## Available data:

● ● ● ● ● ● ●

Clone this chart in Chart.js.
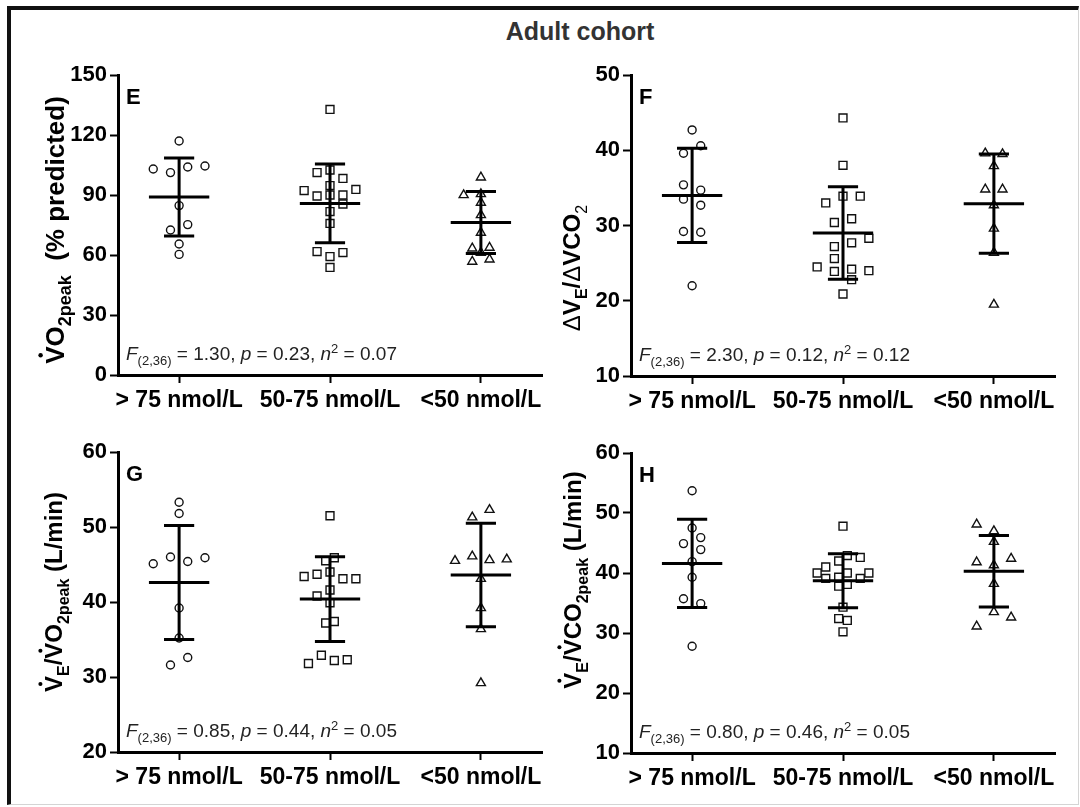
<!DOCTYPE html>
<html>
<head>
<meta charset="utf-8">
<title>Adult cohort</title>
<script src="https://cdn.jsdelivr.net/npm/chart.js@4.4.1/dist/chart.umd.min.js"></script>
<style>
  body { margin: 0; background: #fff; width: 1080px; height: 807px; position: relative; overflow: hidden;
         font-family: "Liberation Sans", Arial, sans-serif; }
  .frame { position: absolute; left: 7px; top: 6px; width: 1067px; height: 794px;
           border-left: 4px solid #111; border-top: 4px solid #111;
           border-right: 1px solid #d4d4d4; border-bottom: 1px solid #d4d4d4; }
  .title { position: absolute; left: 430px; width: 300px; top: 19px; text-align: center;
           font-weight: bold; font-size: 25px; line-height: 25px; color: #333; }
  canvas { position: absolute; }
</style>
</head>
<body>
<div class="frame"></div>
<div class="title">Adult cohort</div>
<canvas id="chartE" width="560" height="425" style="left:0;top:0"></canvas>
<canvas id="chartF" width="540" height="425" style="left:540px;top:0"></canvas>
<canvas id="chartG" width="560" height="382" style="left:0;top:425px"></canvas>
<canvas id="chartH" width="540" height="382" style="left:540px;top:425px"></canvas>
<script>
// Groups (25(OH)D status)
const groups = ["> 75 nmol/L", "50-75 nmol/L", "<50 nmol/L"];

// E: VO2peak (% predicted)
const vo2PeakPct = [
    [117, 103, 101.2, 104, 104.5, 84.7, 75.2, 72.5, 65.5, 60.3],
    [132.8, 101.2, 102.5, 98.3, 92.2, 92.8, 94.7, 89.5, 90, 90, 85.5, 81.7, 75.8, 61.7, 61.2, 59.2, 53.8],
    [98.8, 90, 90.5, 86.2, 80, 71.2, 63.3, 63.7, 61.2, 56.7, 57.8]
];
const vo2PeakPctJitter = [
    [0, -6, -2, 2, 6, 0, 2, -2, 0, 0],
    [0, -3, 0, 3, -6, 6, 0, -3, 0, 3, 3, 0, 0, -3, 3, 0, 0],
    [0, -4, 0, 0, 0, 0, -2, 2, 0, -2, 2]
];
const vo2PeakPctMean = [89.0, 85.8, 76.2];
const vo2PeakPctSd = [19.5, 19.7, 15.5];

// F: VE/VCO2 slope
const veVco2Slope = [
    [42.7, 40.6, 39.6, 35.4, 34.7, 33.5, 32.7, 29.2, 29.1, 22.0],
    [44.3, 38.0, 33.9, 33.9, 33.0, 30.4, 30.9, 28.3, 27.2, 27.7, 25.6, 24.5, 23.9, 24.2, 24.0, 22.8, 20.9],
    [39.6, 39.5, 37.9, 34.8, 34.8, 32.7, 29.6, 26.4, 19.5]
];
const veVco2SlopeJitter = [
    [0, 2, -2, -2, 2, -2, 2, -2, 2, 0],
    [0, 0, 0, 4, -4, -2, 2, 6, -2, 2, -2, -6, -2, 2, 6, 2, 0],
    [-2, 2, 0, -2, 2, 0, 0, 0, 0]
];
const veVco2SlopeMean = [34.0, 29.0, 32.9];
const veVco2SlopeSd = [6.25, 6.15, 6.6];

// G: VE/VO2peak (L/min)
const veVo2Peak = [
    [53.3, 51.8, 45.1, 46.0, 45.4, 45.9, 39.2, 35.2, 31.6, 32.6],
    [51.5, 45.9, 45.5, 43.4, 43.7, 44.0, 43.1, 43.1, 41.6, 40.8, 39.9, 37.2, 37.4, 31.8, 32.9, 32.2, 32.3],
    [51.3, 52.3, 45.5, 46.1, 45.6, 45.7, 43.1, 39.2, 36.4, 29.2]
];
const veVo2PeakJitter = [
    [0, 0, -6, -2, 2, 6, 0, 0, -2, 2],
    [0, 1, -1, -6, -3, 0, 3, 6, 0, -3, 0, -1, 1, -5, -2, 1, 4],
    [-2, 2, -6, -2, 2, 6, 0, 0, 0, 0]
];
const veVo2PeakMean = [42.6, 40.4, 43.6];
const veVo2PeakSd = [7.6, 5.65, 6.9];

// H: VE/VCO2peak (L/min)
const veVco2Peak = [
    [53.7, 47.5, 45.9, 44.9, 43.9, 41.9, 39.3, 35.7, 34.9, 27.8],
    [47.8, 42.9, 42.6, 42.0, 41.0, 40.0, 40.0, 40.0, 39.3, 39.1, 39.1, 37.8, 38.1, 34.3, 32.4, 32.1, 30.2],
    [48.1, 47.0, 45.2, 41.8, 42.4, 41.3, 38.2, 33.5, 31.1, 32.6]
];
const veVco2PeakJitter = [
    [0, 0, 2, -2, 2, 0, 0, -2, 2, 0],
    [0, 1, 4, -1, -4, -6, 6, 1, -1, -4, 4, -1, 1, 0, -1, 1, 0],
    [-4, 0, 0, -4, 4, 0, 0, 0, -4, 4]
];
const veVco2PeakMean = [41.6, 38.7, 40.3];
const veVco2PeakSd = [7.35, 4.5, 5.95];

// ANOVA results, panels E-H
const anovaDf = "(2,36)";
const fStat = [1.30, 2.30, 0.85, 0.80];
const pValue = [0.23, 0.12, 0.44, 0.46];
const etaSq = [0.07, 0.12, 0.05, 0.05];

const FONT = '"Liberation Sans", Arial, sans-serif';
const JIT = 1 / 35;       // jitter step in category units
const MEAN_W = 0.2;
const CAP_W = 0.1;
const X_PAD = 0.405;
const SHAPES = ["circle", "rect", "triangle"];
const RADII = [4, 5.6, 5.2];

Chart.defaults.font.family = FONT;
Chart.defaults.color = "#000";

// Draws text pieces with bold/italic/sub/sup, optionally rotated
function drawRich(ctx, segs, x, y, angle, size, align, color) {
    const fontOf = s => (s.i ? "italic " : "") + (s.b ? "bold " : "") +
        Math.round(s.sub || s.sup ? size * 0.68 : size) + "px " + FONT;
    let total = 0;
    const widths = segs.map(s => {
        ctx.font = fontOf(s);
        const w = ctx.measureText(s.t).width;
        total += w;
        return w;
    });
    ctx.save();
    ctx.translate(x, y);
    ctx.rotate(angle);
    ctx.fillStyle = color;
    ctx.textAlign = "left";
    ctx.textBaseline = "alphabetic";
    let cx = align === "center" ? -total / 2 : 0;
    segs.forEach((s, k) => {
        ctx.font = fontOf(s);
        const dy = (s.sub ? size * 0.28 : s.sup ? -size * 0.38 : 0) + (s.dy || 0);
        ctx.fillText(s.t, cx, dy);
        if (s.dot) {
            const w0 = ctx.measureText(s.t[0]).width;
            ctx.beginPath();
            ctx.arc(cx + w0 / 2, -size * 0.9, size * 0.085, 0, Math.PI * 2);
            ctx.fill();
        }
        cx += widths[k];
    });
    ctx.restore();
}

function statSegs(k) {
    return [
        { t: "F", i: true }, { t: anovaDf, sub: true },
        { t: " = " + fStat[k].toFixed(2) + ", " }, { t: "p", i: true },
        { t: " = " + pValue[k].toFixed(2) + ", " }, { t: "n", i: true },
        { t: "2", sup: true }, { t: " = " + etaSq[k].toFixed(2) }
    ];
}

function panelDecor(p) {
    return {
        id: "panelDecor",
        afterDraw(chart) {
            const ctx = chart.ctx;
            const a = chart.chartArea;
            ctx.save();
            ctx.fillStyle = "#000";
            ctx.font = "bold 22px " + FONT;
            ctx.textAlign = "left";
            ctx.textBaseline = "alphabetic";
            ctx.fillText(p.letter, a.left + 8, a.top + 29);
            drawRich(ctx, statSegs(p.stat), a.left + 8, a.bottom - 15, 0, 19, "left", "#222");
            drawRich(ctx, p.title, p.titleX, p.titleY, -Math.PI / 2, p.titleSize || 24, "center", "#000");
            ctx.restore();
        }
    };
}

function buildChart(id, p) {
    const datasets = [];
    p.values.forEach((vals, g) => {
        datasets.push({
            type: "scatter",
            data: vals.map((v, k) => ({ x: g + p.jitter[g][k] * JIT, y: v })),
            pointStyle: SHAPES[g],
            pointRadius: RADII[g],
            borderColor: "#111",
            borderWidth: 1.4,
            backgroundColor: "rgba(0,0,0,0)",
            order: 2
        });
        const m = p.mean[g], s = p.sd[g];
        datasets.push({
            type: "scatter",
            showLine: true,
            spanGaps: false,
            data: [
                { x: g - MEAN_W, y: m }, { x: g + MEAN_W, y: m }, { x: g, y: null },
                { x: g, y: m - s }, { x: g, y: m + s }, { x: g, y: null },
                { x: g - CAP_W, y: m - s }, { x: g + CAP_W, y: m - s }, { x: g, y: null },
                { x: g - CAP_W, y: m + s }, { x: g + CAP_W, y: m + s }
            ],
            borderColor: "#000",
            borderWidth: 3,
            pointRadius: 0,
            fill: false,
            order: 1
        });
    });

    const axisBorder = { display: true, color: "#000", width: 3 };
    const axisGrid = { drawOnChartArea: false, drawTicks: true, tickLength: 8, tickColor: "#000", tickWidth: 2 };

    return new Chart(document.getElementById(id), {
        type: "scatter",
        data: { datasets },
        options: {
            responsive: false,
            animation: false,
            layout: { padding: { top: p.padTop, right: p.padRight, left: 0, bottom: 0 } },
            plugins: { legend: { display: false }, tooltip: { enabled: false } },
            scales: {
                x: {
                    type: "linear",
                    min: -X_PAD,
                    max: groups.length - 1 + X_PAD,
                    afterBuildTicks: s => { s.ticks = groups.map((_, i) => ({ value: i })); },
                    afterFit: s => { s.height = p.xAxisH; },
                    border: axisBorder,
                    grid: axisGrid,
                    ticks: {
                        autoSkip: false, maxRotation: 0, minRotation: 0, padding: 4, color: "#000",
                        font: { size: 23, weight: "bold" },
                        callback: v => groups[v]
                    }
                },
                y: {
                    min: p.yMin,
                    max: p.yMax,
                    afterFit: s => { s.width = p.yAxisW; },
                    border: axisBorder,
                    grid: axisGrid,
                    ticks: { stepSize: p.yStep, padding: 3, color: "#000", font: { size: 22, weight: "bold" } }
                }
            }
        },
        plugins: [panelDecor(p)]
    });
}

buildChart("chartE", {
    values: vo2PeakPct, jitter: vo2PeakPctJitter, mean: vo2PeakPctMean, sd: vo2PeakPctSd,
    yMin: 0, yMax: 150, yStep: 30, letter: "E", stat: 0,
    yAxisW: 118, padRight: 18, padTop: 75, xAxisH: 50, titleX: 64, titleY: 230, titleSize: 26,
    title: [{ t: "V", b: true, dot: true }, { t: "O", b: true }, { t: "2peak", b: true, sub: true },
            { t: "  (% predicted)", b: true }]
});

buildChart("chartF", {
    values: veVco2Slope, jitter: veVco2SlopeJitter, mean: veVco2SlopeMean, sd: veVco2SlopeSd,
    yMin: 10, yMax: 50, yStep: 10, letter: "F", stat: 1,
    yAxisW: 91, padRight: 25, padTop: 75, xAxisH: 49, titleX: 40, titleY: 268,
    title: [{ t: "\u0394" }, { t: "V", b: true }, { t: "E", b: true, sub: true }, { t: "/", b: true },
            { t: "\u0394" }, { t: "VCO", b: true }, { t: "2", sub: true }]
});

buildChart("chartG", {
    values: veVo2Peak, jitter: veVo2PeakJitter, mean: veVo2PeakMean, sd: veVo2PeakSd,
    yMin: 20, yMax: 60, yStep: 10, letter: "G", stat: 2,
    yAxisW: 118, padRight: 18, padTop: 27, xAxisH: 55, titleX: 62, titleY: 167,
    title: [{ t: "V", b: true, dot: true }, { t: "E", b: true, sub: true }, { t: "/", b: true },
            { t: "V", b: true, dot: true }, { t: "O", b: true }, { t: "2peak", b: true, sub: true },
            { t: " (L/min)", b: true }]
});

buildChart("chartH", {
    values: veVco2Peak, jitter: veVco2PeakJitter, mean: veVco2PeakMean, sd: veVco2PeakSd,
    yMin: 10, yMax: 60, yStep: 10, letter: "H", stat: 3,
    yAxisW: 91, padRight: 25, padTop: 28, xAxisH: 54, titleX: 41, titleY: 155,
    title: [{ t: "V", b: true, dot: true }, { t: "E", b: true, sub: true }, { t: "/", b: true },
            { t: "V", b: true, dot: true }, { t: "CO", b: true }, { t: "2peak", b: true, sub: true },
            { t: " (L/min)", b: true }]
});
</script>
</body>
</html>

● ● ● ● ● ● ●

Reproduce exactly the run of lines that opens the listing and closes with the line holding "const vo2PeakPctSd = [19.5, 19.7, 15.5];". Pictures are excluded.

## Output for this task:
Clone this chart in Chart.js.
<!DOCTYPE html>
<html>
<head>
<meta charset="utf-8">
<title>Adult cohort</title>
<script src="https://cdn.jsdelivr.net/npm/chart.js@4.4.1/dist/chart.umd.min.js"></script>
<style>
  body { margin: 0; background: #fff; width: 1080px; height: 807px; position: relative; overflow: hidden;
         font-family: "Liberation Sans", Arial, sans-serif; }
  .frame { position: absolute; left: 7px; top: 6px; width: 1067px; height: 794px;
           border-left: 4px solid #111; border-top: 4px solid #111;
           border-right: 1px solid #d4d4d4; border-bottom: 1px solid #d4d4d4; }
  .title { position: absolute; left: 430px; width: 300px; top: 19px; text-align: center;
           font-weight: bold; font-size: 25px; line-height: 25px; color: #333; }
  canvas { position: absolute; }
</style>
</head>
<body>
<div class="frame"></div>
<div class="title">Adult cohort</div>
<canvas id="chartE" width="560" height="425" style="left:0;top:0"></canvas>
<canvas id="chartF" width="540" height="425" style="left:540px;top:0"></canvas>
<canvas id="chartG" width="560" height="382" style="left:0;top:425px"></canvas>
<canvas id="chartH" width="540" height="382" style="left:540px;top:425px"></canvas>
<script>
// Groups (25(OH)D status)
const groups = ["> 75 nmol/L", "50-75 nmol/L", "<50 nmol/L"];

// E: VO2peak (% predicted)
const vo2PeakPct = [
    [117, 103, 101.2, 104, 104.5, 84.7, 75.2, 72.5, 65.5, 60.3],
    [132.8, 101.2, 102.5, 98.3, 92.2, 92.8, 94.7, 89.5, 90, 90, 85.5, 81.7, 75.8, 61.7, 61.2, 59.2, 53.8],
    [98.8, 90, 90.5, 86.2, 80, 71.2, 63.3, 63.7, 61.2, 56.7, 57.8]
];
const vo2PeakPctJitter = [
    [0, -6, -2, 2, 6, 0, 2, -2, 0, 0],
    [0, -3, 0, 3, -6, 6, 0, -3, 0, 3, 3, 0, 0, -3, 3, 0, 0],
    [0, -4, 0, 0, 0, 0, -2, 2, 0, -2, 2]
];
const vo2PeakPctMean = [89.0, 85.8, 76.2];
const vo2PeakPctSd = [19.5, 19.7, 15.5];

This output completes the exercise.